Instruction:
Your task is to retype the lines between the line with "Generate a web" and the line with "const yTickLabelsBC = ['','20','40','60','80'];", inclusive. Copy no pictures and no other lines.

Dataset excerpts:
⟨
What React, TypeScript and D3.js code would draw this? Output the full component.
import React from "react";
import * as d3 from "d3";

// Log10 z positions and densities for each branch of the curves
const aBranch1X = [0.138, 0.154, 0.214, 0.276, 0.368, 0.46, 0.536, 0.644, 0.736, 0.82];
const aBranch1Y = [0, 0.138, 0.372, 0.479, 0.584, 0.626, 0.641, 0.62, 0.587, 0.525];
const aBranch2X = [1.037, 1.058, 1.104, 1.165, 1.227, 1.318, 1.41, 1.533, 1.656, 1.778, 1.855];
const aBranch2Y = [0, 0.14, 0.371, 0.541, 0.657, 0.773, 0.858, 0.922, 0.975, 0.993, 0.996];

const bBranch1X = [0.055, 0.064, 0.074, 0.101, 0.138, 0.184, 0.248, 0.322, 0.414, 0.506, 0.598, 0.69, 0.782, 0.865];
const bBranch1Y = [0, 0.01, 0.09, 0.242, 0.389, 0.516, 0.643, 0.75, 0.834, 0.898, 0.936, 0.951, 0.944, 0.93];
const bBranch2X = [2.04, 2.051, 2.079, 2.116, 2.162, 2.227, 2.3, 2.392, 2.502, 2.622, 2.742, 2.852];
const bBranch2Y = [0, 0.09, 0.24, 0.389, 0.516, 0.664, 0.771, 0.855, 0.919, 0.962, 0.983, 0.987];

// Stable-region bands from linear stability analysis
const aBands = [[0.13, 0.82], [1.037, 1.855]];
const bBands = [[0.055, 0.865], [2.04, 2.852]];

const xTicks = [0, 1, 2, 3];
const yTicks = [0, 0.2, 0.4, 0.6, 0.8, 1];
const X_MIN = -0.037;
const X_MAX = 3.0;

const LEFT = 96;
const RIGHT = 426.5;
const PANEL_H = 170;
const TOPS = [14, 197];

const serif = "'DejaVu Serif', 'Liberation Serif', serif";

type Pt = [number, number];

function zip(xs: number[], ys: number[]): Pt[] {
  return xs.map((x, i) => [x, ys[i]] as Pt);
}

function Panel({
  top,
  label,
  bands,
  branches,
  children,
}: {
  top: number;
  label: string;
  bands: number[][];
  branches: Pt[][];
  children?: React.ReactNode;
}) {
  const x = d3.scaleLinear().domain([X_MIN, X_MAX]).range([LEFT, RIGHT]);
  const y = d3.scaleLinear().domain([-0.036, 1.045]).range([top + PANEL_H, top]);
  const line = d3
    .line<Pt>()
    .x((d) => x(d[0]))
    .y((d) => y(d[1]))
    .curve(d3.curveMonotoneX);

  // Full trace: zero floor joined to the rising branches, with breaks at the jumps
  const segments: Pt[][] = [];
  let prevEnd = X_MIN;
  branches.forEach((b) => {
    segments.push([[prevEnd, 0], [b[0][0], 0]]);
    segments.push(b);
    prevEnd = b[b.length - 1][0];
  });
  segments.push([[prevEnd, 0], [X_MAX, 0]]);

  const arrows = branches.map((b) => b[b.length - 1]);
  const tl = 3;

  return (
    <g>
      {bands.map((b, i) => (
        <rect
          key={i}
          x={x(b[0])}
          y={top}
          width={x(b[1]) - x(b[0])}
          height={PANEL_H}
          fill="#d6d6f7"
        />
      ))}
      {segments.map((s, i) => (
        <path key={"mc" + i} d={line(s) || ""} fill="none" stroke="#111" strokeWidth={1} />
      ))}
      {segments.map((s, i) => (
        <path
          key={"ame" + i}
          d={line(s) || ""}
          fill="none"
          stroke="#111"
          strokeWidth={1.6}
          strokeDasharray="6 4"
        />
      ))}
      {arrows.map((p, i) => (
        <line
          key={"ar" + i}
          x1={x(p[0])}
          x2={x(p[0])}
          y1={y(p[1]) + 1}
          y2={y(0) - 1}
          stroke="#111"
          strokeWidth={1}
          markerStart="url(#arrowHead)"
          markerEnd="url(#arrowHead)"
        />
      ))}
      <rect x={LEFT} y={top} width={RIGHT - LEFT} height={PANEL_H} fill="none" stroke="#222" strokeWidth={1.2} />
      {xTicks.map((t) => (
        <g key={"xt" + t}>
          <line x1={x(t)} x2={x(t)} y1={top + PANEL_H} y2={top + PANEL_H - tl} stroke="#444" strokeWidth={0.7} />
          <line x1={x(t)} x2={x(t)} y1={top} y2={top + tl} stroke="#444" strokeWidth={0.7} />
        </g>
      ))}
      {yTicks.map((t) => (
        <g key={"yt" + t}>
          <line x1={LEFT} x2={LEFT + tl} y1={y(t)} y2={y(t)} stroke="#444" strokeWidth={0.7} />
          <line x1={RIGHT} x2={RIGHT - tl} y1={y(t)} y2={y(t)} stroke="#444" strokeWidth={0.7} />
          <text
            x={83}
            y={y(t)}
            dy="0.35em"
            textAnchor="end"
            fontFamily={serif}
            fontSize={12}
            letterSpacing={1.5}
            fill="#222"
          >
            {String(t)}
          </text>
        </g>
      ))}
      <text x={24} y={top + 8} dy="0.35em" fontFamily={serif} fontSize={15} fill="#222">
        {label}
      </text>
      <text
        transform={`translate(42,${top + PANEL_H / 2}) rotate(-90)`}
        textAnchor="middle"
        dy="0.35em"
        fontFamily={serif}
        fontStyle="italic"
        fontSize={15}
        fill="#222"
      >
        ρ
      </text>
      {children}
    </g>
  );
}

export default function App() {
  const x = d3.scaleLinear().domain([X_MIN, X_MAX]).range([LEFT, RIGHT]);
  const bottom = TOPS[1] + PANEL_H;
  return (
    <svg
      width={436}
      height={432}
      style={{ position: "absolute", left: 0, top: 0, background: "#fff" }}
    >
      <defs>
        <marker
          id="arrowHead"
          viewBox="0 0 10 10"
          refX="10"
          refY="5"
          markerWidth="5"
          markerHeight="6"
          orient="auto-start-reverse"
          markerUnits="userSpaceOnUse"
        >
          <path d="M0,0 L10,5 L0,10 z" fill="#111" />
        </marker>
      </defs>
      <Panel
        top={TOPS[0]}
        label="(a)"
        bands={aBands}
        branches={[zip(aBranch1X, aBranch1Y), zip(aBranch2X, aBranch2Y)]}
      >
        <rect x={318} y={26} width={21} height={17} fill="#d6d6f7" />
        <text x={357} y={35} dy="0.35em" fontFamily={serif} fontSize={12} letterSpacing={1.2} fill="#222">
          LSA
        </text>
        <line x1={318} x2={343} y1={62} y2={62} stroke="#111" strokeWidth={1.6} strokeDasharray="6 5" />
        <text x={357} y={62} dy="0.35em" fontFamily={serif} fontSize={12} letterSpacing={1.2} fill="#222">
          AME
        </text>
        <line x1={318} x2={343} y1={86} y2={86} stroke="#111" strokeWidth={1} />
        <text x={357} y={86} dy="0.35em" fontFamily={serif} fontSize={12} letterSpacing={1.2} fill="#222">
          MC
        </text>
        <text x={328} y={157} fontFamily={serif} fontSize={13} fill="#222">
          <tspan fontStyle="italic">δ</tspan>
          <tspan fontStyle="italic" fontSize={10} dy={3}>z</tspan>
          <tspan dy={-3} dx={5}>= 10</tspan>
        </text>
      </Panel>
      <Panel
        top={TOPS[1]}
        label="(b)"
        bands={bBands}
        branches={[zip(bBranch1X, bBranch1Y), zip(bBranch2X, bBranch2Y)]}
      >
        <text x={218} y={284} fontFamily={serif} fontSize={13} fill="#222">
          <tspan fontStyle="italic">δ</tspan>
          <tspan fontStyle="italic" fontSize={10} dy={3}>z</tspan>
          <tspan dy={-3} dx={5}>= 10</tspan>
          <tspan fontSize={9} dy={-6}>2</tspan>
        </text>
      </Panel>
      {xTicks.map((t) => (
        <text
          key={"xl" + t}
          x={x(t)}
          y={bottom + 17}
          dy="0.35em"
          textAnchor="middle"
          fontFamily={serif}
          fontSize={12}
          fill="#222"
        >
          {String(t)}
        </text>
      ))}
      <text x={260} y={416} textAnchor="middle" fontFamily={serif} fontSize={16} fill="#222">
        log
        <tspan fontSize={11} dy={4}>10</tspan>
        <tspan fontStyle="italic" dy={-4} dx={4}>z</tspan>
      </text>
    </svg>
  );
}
⟩
⟨
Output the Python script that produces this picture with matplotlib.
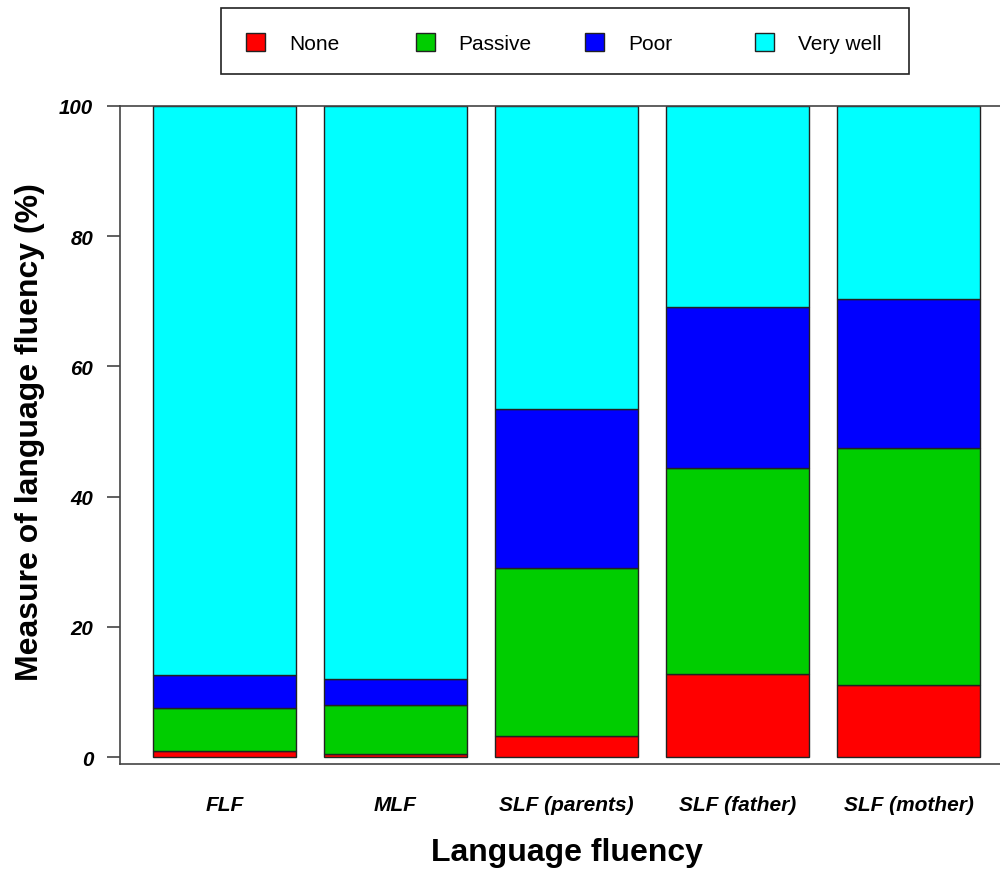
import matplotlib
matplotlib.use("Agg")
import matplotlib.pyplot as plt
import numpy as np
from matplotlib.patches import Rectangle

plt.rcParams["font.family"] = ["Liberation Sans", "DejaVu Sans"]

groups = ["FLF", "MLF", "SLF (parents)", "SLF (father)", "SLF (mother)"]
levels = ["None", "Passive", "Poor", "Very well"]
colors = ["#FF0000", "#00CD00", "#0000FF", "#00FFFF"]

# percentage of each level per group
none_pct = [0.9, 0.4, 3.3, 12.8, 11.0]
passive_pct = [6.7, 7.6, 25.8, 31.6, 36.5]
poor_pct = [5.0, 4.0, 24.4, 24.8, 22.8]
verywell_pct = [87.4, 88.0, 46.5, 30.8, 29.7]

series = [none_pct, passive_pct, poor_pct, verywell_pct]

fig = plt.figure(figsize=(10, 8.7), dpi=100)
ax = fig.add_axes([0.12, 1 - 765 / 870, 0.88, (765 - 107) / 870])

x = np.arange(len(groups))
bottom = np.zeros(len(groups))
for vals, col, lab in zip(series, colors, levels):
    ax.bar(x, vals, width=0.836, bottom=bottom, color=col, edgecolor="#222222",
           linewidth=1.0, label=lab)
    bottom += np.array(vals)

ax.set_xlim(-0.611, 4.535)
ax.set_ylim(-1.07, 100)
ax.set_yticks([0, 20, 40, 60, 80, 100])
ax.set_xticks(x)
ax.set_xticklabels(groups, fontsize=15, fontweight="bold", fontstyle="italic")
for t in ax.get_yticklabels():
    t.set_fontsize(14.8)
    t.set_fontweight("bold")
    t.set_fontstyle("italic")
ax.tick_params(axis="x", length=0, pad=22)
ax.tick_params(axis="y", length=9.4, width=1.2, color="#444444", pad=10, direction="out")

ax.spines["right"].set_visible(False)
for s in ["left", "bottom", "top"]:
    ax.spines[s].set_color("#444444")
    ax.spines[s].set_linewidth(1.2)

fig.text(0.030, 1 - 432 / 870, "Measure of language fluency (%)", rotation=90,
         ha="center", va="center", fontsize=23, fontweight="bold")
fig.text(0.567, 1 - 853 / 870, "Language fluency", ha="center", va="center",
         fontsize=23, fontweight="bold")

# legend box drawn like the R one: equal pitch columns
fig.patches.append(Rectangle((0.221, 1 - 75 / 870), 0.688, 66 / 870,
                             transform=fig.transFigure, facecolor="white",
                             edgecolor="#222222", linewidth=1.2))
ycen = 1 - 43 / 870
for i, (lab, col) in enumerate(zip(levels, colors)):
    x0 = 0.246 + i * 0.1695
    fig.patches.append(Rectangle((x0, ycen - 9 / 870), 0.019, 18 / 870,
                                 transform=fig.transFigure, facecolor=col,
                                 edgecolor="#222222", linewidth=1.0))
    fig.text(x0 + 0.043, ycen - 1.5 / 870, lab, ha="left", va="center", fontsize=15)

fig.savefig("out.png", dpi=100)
⟩
⟨
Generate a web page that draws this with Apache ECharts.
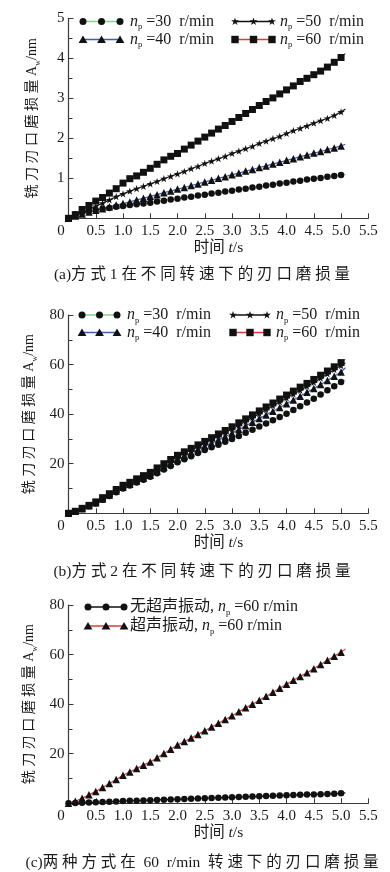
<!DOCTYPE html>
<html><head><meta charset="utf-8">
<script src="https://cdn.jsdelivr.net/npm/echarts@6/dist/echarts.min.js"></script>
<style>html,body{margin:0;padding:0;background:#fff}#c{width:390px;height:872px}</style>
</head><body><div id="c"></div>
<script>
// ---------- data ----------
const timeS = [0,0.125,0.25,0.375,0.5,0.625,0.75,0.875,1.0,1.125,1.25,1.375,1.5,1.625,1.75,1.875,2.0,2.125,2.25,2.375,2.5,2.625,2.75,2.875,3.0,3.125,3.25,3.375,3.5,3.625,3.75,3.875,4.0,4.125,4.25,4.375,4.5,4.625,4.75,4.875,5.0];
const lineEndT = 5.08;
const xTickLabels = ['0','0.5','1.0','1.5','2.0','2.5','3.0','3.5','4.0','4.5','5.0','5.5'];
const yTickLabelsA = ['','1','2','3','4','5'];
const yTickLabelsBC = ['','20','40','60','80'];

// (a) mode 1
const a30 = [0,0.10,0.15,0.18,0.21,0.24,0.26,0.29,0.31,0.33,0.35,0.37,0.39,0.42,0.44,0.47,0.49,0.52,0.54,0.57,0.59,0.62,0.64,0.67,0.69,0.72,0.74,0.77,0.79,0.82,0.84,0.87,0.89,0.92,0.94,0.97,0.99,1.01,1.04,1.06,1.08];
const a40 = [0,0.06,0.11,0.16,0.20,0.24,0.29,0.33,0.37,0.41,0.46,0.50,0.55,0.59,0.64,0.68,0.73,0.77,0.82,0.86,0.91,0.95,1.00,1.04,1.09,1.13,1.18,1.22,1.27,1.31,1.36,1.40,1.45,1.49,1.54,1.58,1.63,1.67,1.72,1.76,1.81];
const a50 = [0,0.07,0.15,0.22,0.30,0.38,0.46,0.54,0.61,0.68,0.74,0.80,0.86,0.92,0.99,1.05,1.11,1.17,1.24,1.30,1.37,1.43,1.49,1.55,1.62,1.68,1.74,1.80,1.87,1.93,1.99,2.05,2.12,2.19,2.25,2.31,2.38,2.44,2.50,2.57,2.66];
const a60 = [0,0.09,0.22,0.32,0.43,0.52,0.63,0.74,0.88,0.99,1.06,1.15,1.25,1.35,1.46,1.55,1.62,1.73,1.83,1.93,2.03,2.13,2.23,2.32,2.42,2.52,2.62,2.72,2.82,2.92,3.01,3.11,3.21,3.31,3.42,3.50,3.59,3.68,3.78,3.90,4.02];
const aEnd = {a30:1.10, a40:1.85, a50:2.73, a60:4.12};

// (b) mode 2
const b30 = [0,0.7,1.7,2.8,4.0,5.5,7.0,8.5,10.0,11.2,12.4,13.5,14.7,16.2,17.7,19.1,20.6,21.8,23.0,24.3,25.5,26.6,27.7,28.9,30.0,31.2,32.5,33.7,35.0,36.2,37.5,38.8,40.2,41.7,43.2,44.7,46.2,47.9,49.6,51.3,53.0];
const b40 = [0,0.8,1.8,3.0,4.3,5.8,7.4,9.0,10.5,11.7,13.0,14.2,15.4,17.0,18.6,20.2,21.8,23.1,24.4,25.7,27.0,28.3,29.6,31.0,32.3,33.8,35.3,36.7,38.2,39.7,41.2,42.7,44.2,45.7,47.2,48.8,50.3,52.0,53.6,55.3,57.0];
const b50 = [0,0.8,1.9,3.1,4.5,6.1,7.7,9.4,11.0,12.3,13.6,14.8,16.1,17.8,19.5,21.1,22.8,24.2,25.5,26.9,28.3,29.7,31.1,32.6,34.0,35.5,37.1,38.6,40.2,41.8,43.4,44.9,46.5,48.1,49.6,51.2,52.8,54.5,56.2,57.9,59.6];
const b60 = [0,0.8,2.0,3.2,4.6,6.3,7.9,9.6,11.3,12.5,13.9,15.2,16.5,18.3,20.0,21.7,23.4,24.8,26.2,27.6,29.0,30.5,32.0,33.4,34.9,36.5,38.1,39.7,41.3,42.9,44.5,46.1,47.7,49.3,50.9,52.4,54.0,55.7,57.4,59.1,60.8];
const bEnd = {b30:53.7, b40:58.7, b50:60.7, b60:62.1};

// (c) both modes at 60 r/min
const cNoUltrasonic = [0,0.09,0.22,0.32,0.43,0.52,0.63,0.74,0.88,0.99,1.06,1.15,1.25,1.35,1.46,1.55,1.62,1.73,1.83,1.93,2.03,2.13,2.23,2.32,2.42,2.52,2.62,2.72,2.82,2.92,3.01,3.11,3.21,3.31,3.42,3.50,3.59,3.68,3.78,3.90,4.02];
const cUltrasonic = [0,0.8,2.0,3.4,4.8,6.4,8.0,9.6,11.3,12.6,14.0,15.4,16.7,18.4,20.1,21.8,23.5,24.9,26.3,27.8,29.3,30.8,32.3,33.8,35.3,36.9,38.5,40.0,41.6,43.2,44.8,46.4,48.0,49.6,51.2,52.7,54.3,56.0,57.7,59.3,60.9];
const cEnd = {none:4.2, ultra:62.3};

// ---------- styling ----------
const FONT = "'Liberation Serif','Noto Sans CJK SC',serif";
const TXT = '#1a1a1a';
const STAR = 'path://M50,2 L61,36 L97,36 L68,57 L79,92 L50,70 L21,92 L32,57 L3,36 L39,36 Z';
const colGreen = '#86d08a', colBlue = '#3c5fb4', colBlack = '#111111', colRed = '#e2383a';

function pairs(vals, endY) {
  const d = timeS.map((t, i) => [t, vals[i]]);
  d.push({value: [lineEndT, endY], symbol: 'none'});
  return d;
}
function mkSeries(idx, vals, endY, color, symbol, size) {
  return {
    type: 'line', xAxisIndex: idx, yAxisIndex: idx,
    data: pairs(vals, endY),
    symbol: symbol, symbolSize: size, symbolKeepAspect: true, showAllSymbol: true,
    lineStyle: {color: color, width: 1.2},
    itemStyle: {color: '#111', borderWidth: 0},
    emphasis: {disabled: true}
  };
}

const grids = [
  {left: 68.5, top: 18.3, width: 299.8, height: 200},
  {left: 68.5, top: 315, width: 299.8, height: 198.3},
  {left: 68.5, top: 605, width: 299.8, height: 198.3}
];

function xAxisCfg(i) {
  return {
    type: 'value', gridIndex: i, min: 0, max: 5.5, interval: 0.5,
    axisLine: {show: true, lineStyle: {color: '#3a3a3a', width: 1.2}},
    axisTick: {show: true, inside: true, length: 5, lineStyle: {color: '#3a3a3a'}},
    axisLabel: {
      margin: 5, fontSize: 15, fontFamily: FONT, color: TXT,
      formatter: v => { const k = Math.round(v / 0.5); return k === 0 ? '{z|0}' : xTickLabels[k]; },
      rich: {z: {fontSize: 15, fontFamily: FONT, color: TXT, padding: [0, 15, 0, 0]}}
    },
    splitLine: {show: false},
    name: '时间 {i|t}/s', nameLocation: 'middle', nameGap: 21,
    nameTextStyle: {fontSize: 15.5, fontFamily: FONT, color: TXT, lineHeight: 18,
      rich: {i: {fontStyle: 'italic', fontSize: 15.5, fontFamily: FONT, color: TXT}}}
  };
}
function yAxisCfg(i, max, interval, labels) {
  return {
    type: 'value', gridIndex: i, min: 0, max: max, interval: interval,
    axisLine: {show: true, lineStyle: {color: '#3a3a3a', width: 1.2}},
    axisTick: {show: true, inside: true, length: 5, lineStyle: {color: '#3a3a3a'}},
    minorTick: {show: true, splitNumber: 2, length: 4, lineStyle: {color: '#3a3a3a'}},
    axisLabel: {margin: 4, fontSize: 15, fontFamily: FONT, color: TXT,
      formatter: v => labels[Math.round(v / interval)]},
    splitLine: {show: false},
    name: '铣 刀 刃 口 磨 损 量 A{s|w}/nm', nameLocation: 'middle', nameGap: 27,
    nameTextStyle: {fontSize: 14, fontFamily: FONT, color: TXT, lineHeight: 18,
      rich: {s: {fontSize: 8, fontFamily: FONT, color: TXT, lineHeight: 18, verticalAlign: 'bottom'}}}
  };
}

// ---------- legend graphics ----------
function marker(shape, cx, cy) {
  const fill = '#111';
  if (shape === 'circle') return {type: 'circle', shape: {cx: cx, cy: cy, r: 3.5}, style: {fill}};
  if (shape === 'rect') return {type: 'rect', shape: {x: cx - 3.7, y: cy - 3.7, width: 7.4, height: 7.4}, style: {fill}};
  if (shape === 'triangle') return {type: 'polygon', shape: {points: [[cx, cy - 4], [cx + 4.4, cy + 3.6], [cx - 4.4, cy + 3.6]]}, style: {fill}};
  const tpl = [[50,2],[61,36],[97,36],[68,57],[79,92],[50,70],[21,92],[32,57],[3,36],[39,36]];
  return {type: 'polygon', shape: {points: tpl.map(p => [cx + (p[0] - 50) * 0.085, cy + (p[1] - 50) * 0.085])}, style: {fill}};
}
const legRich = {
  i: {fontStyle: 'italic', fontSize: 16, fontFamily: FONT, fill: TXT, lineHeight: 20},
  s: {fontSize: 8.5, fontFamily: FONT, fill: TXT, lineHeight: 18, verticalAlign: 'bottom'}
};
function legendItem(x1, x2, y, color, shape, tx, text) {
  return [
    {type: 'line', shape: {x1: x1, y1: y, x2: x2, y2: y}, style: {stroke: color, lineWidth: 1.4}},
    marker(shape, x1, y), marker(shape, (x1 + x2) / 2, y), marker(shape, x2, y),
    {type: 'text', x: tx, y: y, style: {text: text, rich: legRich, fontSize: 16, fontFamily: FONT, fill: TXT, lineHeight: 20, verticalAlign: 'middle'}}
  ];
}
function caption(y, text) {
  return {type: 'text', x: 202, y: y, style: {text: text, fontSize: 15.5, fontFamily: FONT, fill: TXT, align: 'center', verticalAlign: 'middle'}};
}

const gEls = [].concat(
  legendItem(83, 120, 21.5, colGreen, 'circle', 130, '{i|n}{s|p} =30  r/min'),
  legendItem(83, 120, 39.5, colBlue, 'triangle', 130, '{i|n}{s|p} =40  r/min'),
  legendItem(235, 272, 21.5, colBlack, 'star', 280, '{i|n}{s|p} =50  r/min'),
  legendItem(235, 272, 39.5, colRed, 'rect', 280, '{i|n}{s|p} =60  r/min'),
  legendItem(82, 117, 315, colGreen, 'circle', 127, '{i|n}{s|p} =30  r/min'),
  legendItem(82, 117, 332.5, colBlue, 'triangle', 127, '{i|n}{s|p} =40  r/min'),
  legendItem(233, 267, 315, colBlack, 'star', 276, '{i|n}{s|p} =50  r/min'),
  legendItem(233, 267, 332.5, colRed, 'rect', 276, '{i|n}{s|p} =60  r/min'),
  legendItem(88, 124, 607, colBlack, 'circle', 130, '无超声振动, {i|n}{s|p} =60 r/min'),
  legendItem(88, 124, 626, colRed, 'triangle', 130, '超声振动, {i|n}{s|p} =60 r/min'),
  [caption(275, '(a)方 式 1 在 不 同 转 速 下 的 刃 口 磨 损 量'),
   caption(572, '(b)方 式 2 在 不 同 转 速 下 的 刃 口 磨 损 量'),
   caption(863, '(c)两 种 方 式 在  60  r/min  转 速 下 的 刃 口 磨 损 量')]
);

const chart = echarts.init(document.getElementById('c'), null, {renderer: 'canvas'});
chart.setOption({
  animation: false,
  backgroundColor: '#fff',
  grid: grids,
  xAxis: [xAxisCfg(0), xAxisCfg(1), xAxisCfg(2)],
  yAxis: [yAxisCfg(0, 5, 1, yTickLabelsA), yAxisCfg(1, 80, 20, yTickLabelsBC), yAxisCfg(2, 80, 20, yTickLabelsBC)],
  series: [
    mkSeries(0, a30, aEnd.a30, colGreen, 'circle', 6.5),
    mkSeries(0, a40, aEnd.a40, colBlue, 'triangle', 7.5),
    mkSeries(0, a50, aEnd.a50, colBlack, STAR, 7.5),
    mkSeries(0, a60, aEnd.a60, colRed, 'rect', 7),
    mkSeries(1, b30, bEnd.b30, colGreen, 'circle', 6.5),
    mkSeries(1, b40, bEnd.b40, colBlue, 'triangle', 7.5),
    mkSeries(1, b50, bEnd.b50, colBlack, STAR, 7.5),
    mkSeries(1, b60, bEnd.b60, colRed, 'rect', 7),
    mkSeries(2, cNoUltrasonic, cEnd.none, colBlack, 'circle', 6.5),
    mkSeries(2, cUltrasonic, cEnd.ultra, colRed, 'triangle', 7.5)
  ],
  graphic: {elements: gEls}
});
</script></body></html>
⟩
Response:
Generate a web page that draws this with Apache ECharts.
<!DOCTYPE html>
<html><head><meta charset="utf-8">
<script src="https://cdn.jsdelivr.net/npm/echarts@6/dist/echarts.min.js"></script>
<style>html,body{margin:0;padding:0;background:#fff}#c{width:390px;height:872px}</style>
</head><body><div id="c"></div>
<script>
// ---------- data ----------
const timeS = [0,0.125,0.25,0.375,0.5,0.625,0.75,0.875,1.0,1.125,1.25,1.375,1.5,1.625,1.75,1.875,2.0,2.125,2.25,2.375,2.5,2.625,2.75,2.875,3.0,3.125,3.25,3.375,3.5,3.625,3.75,3.875,4.0,4.125,4.25,4.375,4.5,4.625,4.75,4.875,5.0];
const lineEndT = 5.08;
const xTickLabels = ['0','0.5','1.0','1.5','2.0','2.5','3.0','3.5','4.0','4.5','5.0','5.5'];
const yTickLabelsA = ['','1','2','3','4','5'];
const yTickLabelsBC = ['','20','40','60','80'];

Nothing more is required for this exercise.